# DATASET EXCERPT start

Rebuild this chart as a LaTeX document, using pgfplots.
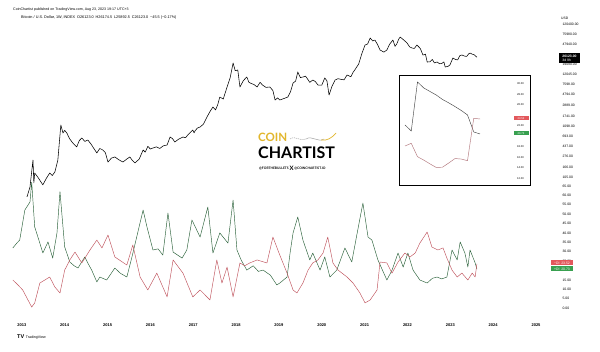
\documentclass[border=0pt]{standalone}
\usepackage{fontspec}
\setmainfont{Liberation Sans}
\newfontfamily\logofont{Lato}
\usepackage{pgfplots}
\pgfplotsset{compat=1.18}
\definecolor{dmigreen}{RGB}{40,96,56}
\definecolor{dmired}{RGB}{192,82,92}
\definecolor{coingold}{RGB}{226,182,44}
\definecolor{insetdark}{RGB}{70,70,70}
\definecolor{insetred}{RGB}{178,118,124}
\definecolor{tvred}{RGB}{226,88,92}
\definecolor{tvgreen}{RGB}{56,160,80}
\newcommand\tl{\fontsize{3.4}{4}\selectfont}
\newcommand\itl{\fontsize{2.7}{3}\selectfont}
\newcommand\hd{\fontsize{3.6}{4}\selectfont}
\begin{document}
\begin{tikzpicture}[x=1pt,y=1pt]
\path[use as bounding box, fill=white] (0pt,0pt) rectangle (600pt,-352pt);

% ---------- price pane (log) ----------
\begin{axis}[at={(0pt,-20pt)}, anchor=north west, scale only axis,
  width=548pt, height=180pt,
  xmin=2012.49, xmax=2025.28, ymode=log, ymin=36.37, ymax=144800,
  axis line style={draw=none}, tick style={draw=none}, major tick length=0pt, minor tick length=0pt,
  xtick=\empty, yticklabel pos=right,
  ytick={105,166,276,437,693,1098,1741,2889,4794,7598,12045,19090,47940,75980,120400},
  yticklabels={105.00,166.00,276.00,437.00,693.00,1098.00,1741.00,2889.00,4794.00,7598.00,12045.00,19090.00,47940.00,75980.00,120400.00},
  yticklabel style={font=\tl, anchor=west, xshift=11pt},
  clip=false]
\addplot[black, line width=0.55pt, line join=round] coordinates {
(2013.12,42) (2013.19,66) (2013.26,229) (2013.28,80) (2013.30,126) (2013.37,105) (2013.49,73)
(2013.57,98) (2013.65,126) (2013.71,112) (2013.77,132) (2013.84,229) (2013.91,1150) (2013.96,796) (2014.00,900) (2014.05,796) (2014.11,620)
(2014.17,526) (2014.22,470) (2014.28,418) (2014.34,560) (2014.40,632) (2014.47,540) (2014.54,576) (2014.62,470) (2014.68,390) (2014.75,317) (2014.82,390) (2014.89,364)
(2014.95,320) (2015.01,209) (2015.09,250) (2015.17,264) (2015.27,230) (2015.36,209) (2015.45,240) (2015.52,264) (2015.58,225) (2015.64,200)
(2015.74,240) (2015.83,364) (2015.88,330) (2015.94,430) (2016.00,380) (2016.06,399) (2016.14,420) (2016.22,390) (2016.30,440) (2016.39,458) (2016.46,662) (2016.52,610) (2016.57,526)
(2016.66,600) (2016.76,662) (2016.82,640) (2016.88,740) (2016.99,913) (2017.02,800) (2017.05,900) (2017.10,1000) (2017.16,1049) (2017.24,1200) (2017.32,1662)
(2017.40,2200) (2017.46,2634) (2017.52,2300) (2017.57,2900) (2017.62,4174) (2017.70,3800) (2017.79,6615) (2017.86,10000) (2017.93,19990) (2017.98,14000) (2018.04,14478)
(2018.09,6615) (2018.17,8900) (2018.25,10488) (2018.30,8200) (2018.35,7800) (2018.42,7400) (2018.49,6615) (2018.56,8200) (2018.62,7200) (2018.70,6500) (2018.79,6615)
(2018.86,5600) (2018.91,3637) (2018.97,4000) (2019.02,3637) (2019.12,3900) (2019.21,4174) (2019.27,5300) (2019.33,7958) (2019.39,8700) (2019.44,13204) (2019.50,10200)
(2019.56,10488) (2019.62,10900) (2019.66,9800) (2019.72,8200) (2019.79,9131) (2019.85,8500) (2019.91,7256) (2020.00,7200) (2020.07,10017) (2020.12,8800) (2020.17,4577) (2020.24,6900)
(2020.31,9131) (2020.38,9700) (2020.45,9400) (2020.52,9200) (2020.59,11500) (2020.68,10600) (2020.73,13000) (2020.77,14478) (2020.86,19000) (2020.94,31660) (2021.01,45800)
(2021.07,48000) (2021.13,63190) (2021.19,55000) (2021.24,57630) (2021.30,47000) (2021.36,36370) (2021.45,33000) (2021.52,36370) (2021.58,47000) (2021.66,57630)
(2021.71,43000) (2021.75,48000) (2021.80,61000) (2021.83,66000) (2021.92,57000) (2021.99,50190) (2022.05,42000) (2022.10,40000) (2022.16,39000) (2022.22,45800) (2022.30,39000) (2022.36,28890)
(2022.42,30000) (2022.46,20930) (2022.52,21000) (2022.58,23500) (2022.63,20000) (2022.69,20930) (2022.75,19300) (2022.80,19500) (2022.85,21000) (2022.88,16620) (2022.95,17200) (2022.99,18230)
(2023.06,25170) (2023.12,23500) (2023.17,23000) (2023.22,28000) (2023.27,28890) (2023.33,27500) (2023.38,27000) (2023.43,30500) (2023.46,31660) (2023.51,30000) (2023.55,29500) (2023.62,26100)
};
\end{axis}

% ---------- DMI pane ----------
\begin{axis}[at={(0pt,-176pt)}, anchor=north west, scale only axis,
  width=548pt, height=136pt,
  xmin=2012.49, xmax=2025.28, ymin=-2.13, ymax=70.33,
  axis line style={draw=none}, tick style={draw=none}, major tick length=0pt,
  xtick={2013,2014,2015,2016,2017,2018,2019,2020,2021,2022,2023,2024,2025},
  xticklabels={2013,2014,2015,2016,2017,2018,2019,2020,2021,2022,2023,2024,2025},
  xticklabel style={font=\fontsize{4}{4}\selectfont\bfseries, anchor=center, yshift=-13.5pt},
  ytick={0,5,10,15,25,30,35,40,45,50,55,60,65},
  yticklabels={0.00,5.00,10.00,15.00,25.00,30.00,35.00,40.00,45.00,50.00,55.00,60.00,65.00},
  yticklabel pos=right,
  yticklabel style={font=\tl, anchor=west, xshift=11pt},
  clip=false]
\addplot[dmigreen, line width=0.45pt, line join=round] coordinates {
(2012.79,32.0) (2012.88,34.5) (2012.95,36.2) (2013.07,52.2) (2013.19,56.5) (2013.23,67) (2013.30,43.2) (2013.40,36) (2013.49,29.3)
(2013.61,35.2) (2013.72,26.6) (2013.82,40.0) (2013.89,62.0) (2014.00,32.5) (2014.12,24.5) (2014.22,22.5) (2014.31,21.3)
(2014.47,27.2) (2014.55,23.5) (2014.63,20.2) (2014.75,13.9) (2014.82,16.5) (2014.98,14.9) (2015.17,21.3) (2015.30,18.5) (2015.45,16.5)
(2015.57,27.2) (2015.83,52.2) (2015.92,43.2) (2016.06,30.9) (2016.18,31.5) (2016.29,28.2) (2016.41,50.6) (2016.53,29.8)
(2016.74,26.6) (2016.85,30.9) (2016.97,46.9) (2017.16,37.8) (2017.34,53.8) (2017.46,29.3) (2017.62,40.0)
(2017.81,34.6) (2017.93,57.5) (2018.02,30.9) (2018.12,25.5) (2018.25,20.2) (2018.40,22.5) (2018.52,19.5) (2018.63,20.2) (2018.80,17.5) (2018.95,12.3) (2019.02,13.3)
(2019.19,16.5) (2019.26,29.3) (2019.33,40.0) (2019.44,48.5) (2019.56,36.2) (2019.72,25.6) (2019.79,29.3)
(2019.96,20.2) (2020.07,27.2) (2020.19,16.5) (2020.35,20.2) (2020.54,32.0) (2020.70,24.5) (2020.84,41.6)
(2020.96,55.9) (2021.08,37.8) (2021.17,36.2) (2021.31,25.6) (2021.52,14.9) (2021.64,20.2) (2021.78,29.3)
(2021.90,21.8) (2022.01,29.3) (2022.13,20.2) (2022.29,14.9) (2022.46,13.3) (2022.58,15.8) (2022.69,16.5) (2022.80,15.5) (2022.92,16.5)
(2023.04,30.9) (2023.16,25.6) (2023.23,35.2) (2023.34,29.3) (2023.41,21.8) (2023.46,30.9) (2023.58,24.0)
(2023.62,20.7)
};
\addplot[dmired, line width=0.45pt, line join=round] coordinates {
(2012.79,14.9) (2012.90,12.5) (2013.02,9.6) (2013.23,0.5) (2013.30,2.7) (2013.42,13.3) (2013.65,16.5) (2013.77,11.2)
(2013.89,8.0) (2014.00,20.2) (2014.12,25.6) (2014.24,29.8) (2014.40,24.0) (2014.59,30.9) (2014.75,36.2)
(2014.87,32.0) (2015.01,38.9) (2015.17,27.2) (2015.45,22.9) (2015.59,33.6) (2015.76,16.5) (2015.94,9.6)
(2016.15,18.6) (2016.39,5.9) (2016.53,25.6) (2016.76,18.6) (2016.99,5.9) (2017.16,9.6) (2017.39,4.3)
(2017.55,25.6) (2017.67,13.3) (2017.79,21.8) (2017.93,5.9) (2018.09,24.0) (2018.20,22.5) (2018.32,24.0) (2018.49,25.6)
(2018.72,24.0) (2018.86,37.8) (2019.02,28.2) (2019.19,18.6) (2019.33,9.6) (2019.42,8.0) (2019.56,13.3)
(2019.68,20.2) (2019.79,24.0) (2019.91,25.6) (2020.03,29.3) (2020.14,37.8) (2020.26,24.0) (2020.38,20.2)
(2020.59,16.5) (2020.73,13.3) (2020.89,8.0) (2021.01,2.7) (2021.13,4.3) (2021.29,9.6) (2021.36,24.5)
(2021.52,24.0) (2021.64,18.6) (2021.78,24.5) (2021.94,29.3) (2022.06,27.2) (2022.18,29.3) (2022.29,34.6)
(2022.46,40.5) (2022.57,32.5) (2022.71,30.9) (2022.83,32.0) (2022.92,26.6) (2023.04,20.2) (2023.16,16.5)
(2023.27,18.6) (2023.41,14.9) (2023.51,18.6) (2023.58,16.5) (2023.62,23.5)
};
\end{axis}

% ---------- inset ----------
\begin{axis}[at={(399pt,-75pt)}, anchor=north west, scale only axis,
  width=131pt, height=110pt,
  xmin=-0.96, xmax=20, ymin=10.76, ymax=31.71,
  axis background/.style={fill=white},
  axis line style={black, line width=0.8pt}, tick style={draw=none}, major tick length=0pt,
  xtick=\empty, yticklabel pos=right,
  ytick={12,14,16,18,22,26,28,30},
  yticklabels={12.00,14.00,16.00,18.00,22.00,26.00,28.00,30.00},
  yticklabel style={font=\itl, anchor=east, xshift=-2.5pt}]
\addplot[insetdark, line width=0.45pt] coordinates {
(0,22.19) (1,21.05) (2,30.38) (3,29.24) (4,28.57) (5,27.9) (6,27.05) (7,26.4) (8,25.7) (9,24.95) (10,24.1) (11,20.86) (12,20.48)
};
\addplot[insetred, line width=0.45pt] coordinates {
(0,18.19) (1,18.7) (2,16.15) (3,15.5) (4,14.78) (5,14.1) (6,14.15) (7,14.95) (8,15.8) (9,15.7) (10,15.39) (11,23.47) (12,23.33)
};
\end{axis}
\node[fill=tvred, text=white, font=\itl, inner sep=0.5pt, minimum width=15pt, minimum height=4pt] at (521pt,-118.3pt) {23.52};
\node[fill=tvgreen, text=white, font=\itl, inner sep=0.5pt, minimum width=15pt, minimum height=4pt] at (521pt,-133.3pt) {20.73};

% ---------- right-scale badges ----------
\node[anchor=west, inner sep=0, font=\tl] at (561pt,-18pt) {USD};
\node[fill=black, text=white, inner sep=0.6pt, minimum width=21pt, minimum height=10pt, align=left, font=\fontsize{3.4}{3.8}\selectfont] at (569.5pt,-58pt) {\bfseries 26123.00\\ 3d 9h};
\node[fill=tvred, text=white, font=\tl, inner sep=0.5pt, minimum width=22pt, minimum height=5pt] at (562pt,-263pt) {−DI\enspace 23.52};
\node[fill=tvgreen, text=white, font=\tl, inner sep=0.5pt, minimum width=22pt, minimum height=5pt] at (562pt,-269pt) {+DI\enspace 20.73};

% ---------- header / footer ----------
\node[anchor=base west, inner sep=0, font=\hd] at (13pt,-10.5pt) {CoinChartist published on TradingView.com, Aug 23, 2023 19:17 UTC+3};
\node[anchor=base west, inner sep=0, font=\fontsize{3.8}{4}\selectfont] at (21pt,-18.5pt) {Bitcoin / U.S. Dollar, 1W, INDEX\enspace O26123.0\enspace H26174.5\enspace L25892.5\enspace C26123.0\enspace −45.5 (−0.17\%)};
\node[anchor=base west, inner sep=0, font=\hd] at (17pt,-339pt) {{\fontsize{5.5}{6}\selectfont\bfseries TV}\, TradingView};

% ---------- logo ----------
\node[anchor=base west, inner sep=0, text=coingold, font=\logofont\bfseries\fontsize{11.5}{12}\selectfont] at (258pt,-142pt) {COIN};
\node[anchor=base west, inner sep=0, text=black, font=\logofont\bfseries\fontsize{16}{16}\selectfont] at (258pt,-158.5pt) {CHARTIST};
\node[anchor=base west, inner sep=0, font=\logofont\bfseries\fontsize{3.3}{4}\selectfont] at (259pt,-169.5pt) {@FORTHEBULLETS \raisebox{-0.6pt}{\fontsize{6}{6}\selectfont X} @COINCHARTIST.IO};
\draw[gray!70, line width=0.5pt, dash pattern=on 1.2pt off 0.8pt] (290pt,-139pt) .. controls (296pt,-135pt) and (300pt,-142pt) .. (306pt,-139pt);
\draw[gray!70, line width=0.5pt] (306pt,-139pt) .. controls (312pt,-135pt) and (318pt,-143pt) .. (324pt,-139pt);
\draw[coingold, line width=0.7pt] (321pt,-140pt) .. controls (327pt,-141pt) and (332pt,-138pt) .. (336pt,-133pt);
\end{tikzpicture}
\end{document}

# DATASET EXCERPT end

SET PROBLEM:
Please quote the lines of the material, beginning with the first and ending with the one that contains "(0pt,0pt) rectangle (600pt,-352pt);", exactly as written and without any pictures.

THE SOLUTION:
Rebuild this chart as a LaTeX document, using pgfplots.
\documentclass[border=0pt]{standalone}
\usepackage{fontspec}
\setmainfont{Liberation Sans}
\newfontfamily\logofont{Lato}
\usepackage{pgfplots}
\pgfplotsset{compat=1.18}
\definecolor{dmigreen}{RGB}{40,96,56}
\definecolor{dmired}{RGB}{192,82,92}
\definecolor{coingold}{RGB}{226,182,44}
\definecolor{insetdark}{RGB}{70,70,70}
\definecolor{insetred}{RGB}{178,118,124}
\definecolor{tvred}{RGB}{226,88,92}
\definecolor{tvgreen}{RGB}{56,160,80}
\newcommand\tl{\fontsize{3.4}{4}\selectfont}
\newcommand\itl{\fontsize{2.7}{3}\selectfont}
\newcommand\hd{\fontsize{3.6}{4}\selectfont}
\begin{document}
\begin{tikzpicture}[x=1pt,y=1pt]
\path[use as bounding box, fill=white] (0pt,0pt) rectangle (600pt,-352pt);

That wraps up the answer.